## start

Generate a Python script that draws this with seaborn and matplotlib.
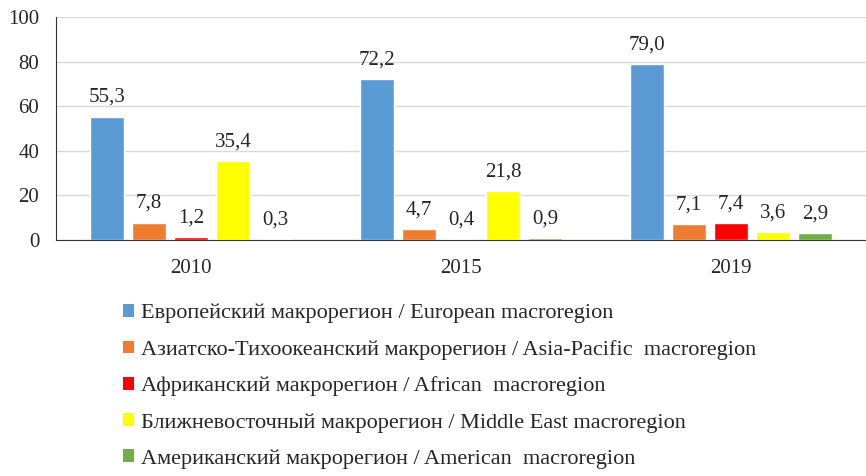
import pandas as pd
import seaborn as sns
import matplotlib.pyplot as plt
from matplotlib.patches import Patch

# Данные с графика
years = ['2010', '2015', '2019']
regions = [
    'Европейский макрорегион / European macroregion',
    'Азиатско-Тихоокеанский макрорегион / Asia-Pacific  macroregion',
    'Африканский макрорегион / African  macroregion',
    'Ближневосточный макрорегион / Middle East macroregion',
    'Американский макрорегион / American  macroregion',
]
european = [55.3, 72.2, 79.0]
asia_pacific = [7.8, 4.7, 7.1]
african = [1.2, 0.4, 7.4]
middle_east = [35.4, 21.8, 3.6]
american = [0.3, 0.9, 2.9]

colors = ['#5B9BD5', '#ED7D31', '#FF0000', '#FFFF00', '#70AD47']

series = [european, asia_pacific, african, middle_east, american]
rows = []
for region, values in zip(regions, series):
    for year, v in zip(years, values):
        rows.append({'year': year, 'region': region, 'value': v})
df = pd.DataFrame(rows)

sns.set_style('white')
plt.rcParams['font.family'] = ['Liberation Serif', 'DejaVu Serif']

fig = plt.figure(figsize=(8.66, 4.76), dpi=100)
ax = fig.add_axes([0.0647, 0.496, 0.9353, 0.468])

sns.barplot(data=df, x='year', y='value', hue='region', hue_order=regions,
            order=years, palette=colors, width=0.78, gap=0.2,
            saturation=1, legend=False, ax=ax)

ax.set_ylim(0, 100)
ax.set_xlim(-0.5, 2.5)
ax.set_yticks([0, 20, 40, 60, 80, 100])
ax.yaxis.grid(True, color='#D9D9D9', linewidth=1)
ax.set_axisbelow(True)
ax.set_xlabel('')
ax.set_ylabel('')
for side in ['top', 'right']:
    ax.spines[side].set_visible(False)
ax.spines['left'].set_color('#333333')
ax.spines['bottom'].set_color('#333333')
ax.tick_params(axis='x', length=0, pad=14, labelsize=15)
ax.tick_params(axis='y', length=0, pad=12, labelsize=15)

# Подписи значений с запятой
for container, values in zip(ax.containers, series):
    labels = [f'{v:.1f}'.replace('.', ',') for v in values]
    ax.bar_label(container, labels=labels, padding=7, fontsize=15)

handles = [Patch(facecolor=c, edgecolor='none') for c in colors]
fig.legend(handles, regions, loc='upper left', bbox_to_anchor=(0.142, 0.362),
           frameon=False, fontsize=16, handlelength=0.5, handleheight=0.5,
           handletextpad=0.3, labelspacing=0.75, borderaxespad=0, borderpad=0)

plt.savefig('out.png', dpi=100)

## end

Retype the whole listing, keeping every line identical and omitting all pictures.

▶ _Final result_:
Generate a Python script that draws this with seaborn and matplotlib.
import pandas as pd
import seaborn as sns
import matplotlib.pyplot as plt
from matplotlib.patches import Patch

# Данные с графика
years = ['2010', '2015', '2019']
regions = [
    'Европейский макрорегион / European macroregion',
    'Азиатско-Тихоокеанский макрорегион / Asia-Pacific  macroregion',
    'Африканский макрорегион / African  macroregion',
    'Ближневосточный макрорегион / Middle East macroregion',
    'Американский макрорегион / American  macroregion',
]
european = [55.3, 72.2, 79.0]
asia_pacific = [7.8, 4.7, 7.1]
african = [1.2, 0.4, 7.4]
middle_east = [35.4, 21.8, 3.6]
american = [0.3, 0.9, 2.9]

colors = ['#5B9BD5', '#ED7D31', '#FF0000', '#FFFF00', '#70AD47']

series = [european, asia_pacific, african, middle_east, american]
rows = []
for region, values in zip(regions, series):
    for year, v in zip(years, values):
        rows.append({'year': year, 'region': region, 'value': v})
df = pd.DataFrame(rows)

sns.set_style('white')
plt.rcParams['font.family'] = ['Liberation Serif', 'DejaVu Serif']

fig = plt.figure(figsize=(8.66, 4.76), dpi=100)
ax = fig.add_axes([0.0647, 0.496, 0.9353, 0.468])

sns.barplot(data=df, x='year', y='value', hue='region', hue_order=regions,
            order=years, palette=colors, width=0.78, gap=0.2,
            saturation=1, legend=False, ax=ax)

ax.set_ylim(0, 100)
ax.set_xlim(-0.5, 2.5)
ax.set_yticks([0, 20, 40, 60, 80, 100])
ax.yaxis.grid(True, color='#D9D9D9', linewidth=1)
ax.set_axisbelow(True)
ax.set_xlabel('')
ax.set_ylabel('')
for side in ['top', 'right']:
    ax.spines[side].set_visible(False)
ax.spines['left'].set_color('#333333')
ax.spines['bottom'].set_color('#333333')
ax.tick_params(axis='x', length=0, pad=14, labelsize=15)
ax.tick_params(axis='y', length=0, pad=12, labelsize=15)

# Подписи значений с запятой
for container, values in zip(ax.containers, series):
    labels = [f'{v:.1f}'.replace('.', ',') for v in values]
    ax.bar_label(container, labels=labels, padding=7, fontsize=15)

handles = [Patch(facecolor=c, edgecolor='none') for c in colors]
fig.legend(handles, regions, loc='upper left', bbox_to_anchor=(0.142, 0.362),
           frameon=False, fontsize=16, handlelength=0.5, handleheight=0.5,
           handletextpad=0.3, labelspacing=0.75, borderaxespad=0, borderpad=0)

plt.savefig('out.png', dpi=100)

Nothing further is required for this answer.